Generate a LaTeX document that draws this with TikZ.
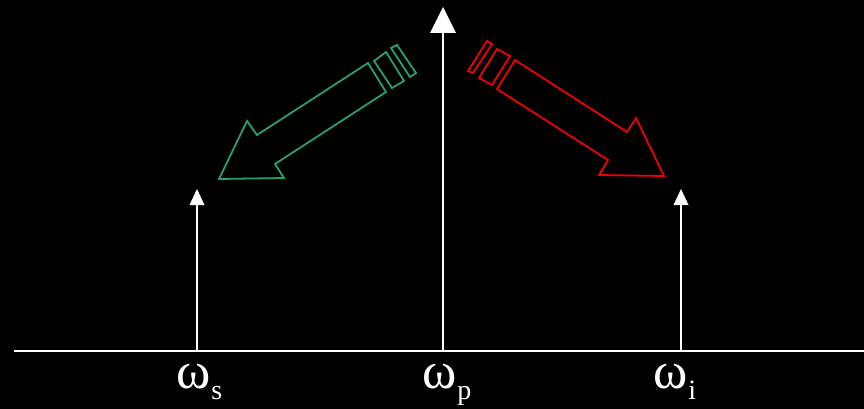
\documentclass[tikz,border=0pt]{standalone}
\usepackage{fontspec}
\setmainfont{Liberation Serif}
\definecolor{sgreen}{RGB}{40,160,105}
\definecolor{ired}{RGB}{240,0,0}
\begin{document}
\begin{tikzpicture}[x=1pt,y=-1pt,
  axis/.style={draw=white,line width=2pt},
  vline/.style={draw=white,line width=2pt},
  headfill/.style={fill=white,draw=none},
  outl/.style={line width=1.8pt,line join=miter},
  lbl/.style={text=white,inner sep=0pt,font=\fontsize{52}{52}\selectfont}]
\useasboundingbox[fill=black] (0,0) rectangle (864,409);
% axis
\coordinate (ax0) at (14,351);
\coordinate (ax1) at (864,351);
\draw[axis] (ax0) -- (ax1);
% centre pump arrow
\coordinate (pb) at (443,351);
\coordinate (pt) at (443,32);
\draw[vline] (pb) -- (pt);
\fill[headfill] (443,7) -- (456,33) -- (430,33) -- cycle;
% signal arrow
\coordinate (sb) at (197,351);
\coordinate (st) at (197,204);
\draw[vline] (sb) -- (st);
\fill[headfill] (197,189) -- (204.5,205) -- (189.5,205) -- cycle;
% idler arrow
\coordinate (ib) at (681,351);
\coordinate (it) at (681,204);
\draw[vline] (ib) -- (it);
\fill[headfill] (681,189) -- (688.5,205) -- (673.5,205) -- cycle;
% green block arrow
\draw[outl,sgreen] (219,179) -- (247,121) -- (257,135) -- (368,63) -- (386,92)
  -- (275,164) -- (284,178) -- cycle;
\draw[outl,sgreen] (374,61) -- (386,52) -- (404,81) -- (392,88) -- cycle;
\draw[outl,sgreen] (391,48) -- (397,45) -- (416,73) -- (410,77) -- cycle;
% red block arrow
\draw[outl,ired] (664,176) -- (636,118) -- (627,132) -- (515,60) -- (497,89)
  -- (608,160) -- (599,175) -- cycle;
\draw[outl,ired] (497,49) -- (510,56) -- (492,85) -- (479,78) -- cycle;
\draw[outl,ired] (487,41) -- (492,44) -- (473,73) -- (468,71) -- cycle;
% labels
\node[lbl,anchor=base west] (ls) at (176,388) {ω\kern1pt\raisebox{-11pt}{\fontsize{28}{28}\selectfont s}};
\node[lbl,anchor=base west] (lp) at (422,388) {ω\kern1pt\raisebox{-11pt}{\fontsize{28}{28}\selectfont p}};
\node[lbl,anchor=base west] (li) at (653,388) {ω\kern1pt\raisebox{-11pt}{\fontsize{28}{28}\selectfont i}};
\end{tikzpicture}
\end{document}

● ● ● ● ● ● ●

▶ **Task statement**: Restate the whole listing above exactly, please, omitting every image.

▶ **Worked answer**:
Generate a LaTeX document that draws this with TikZ.
\documentclass[tikz,border=0pt]{standalone}
\usepackage{fontspec}
\setmainfont{Liberation Serif}
\definecolor{sgreen}{RGB}{40,160,105}
\definecolor{ired}{RGB}{240,0,0}
\begin{document}
\begin{tikzpicture}[x=1pt,y=-1pt,
  axis/.style={draw=white,line width=2pt},
  vline/.style={draw=white,line width=2pt},
  headfill/.style={fill=white,draw=none},
  outl/.style={line width=1.8pt,line join=miter},
  lbl/.style={text=white,inner sep=0pt,font=\fontsize{52}{52}\selectfont}]
\useasboundingbox[fill=black] (0,0) rectangle (864,409);
% axis
\coordinate (ax0) at (14,351);
\coordinate (ax1) at (864,351);
\draw[axis] (ax0) -- (ax1);
% centre pump arrow
\coordinate (pb) at (443,351);
\coordinate (pt) at (443,32);
\draw[vline] (pb) -- (pt);
\fill[headfill] (443,7) -- (456,33) -- (430,33) -- cycle;
% signal arrow
\coordinate (sb) at (197,351);
\coordinate (st) at (197,204);
\draw[vline] (sb) -- (st);
\fill[headfill] (197,189) -- (204.5,205) -- (189.5,205) -- cycle;
% idler arrow
\coordinate (ib) at (681,351);
\coordinate (it) at (681,204);
\draw[vline] (ib) -- (it);
\fill[headfill] (681,189) -- (688.5,205) -- (673.5,205) -- cycle;
% green block arrow
\draw[outl,sgreen] (219,179) -- (247,121) -- (257,135) -- (368,63) -- (386,92)
  -- (275,164) -- (284,178) -- cycle;
\draw[outl,sgreen] (374,61) -- (386,52) -- (404,81) -- (392,88) -- cycle;
\draw[outl,sgreen] (391,48) -- (397,45) -- (416,73) -- (410,77) -- cycle;
% red block arrow
\draw[outl,ired] (664,176) -- (636,118) -- (627,132) -- (515,60) -- (497,89)
  -- (608,160) -- (599,175) -- cycle;
\draw[outl,ired] (497,49) -- (510,56) -- (492,85) -- (479,78) -- cycle;
\draw[outl,ired] (487,41) -- (492,44) -- (473,73) -- (468,71) -- cycle;
% labels
\node[lbl,anchor=base west] (ls) at (176,388) {ω\kern1pt\raisebox{-11pt}{\fontsize{28}{28}\selectfont s}};
\node[lbl,anchor=base west] (lp) at (422,388) {ω\kern1pt\raisebox{-11pt}{\fontsize{28}{28}\selectfont p}};
\node[lbl,anchor=base west] (li) at (653,388) {ω\kern1pt\raisebox{-11pt}{\fontsize{28}{28}\selectfont i}};
\end{tikzpicture}
\end{document}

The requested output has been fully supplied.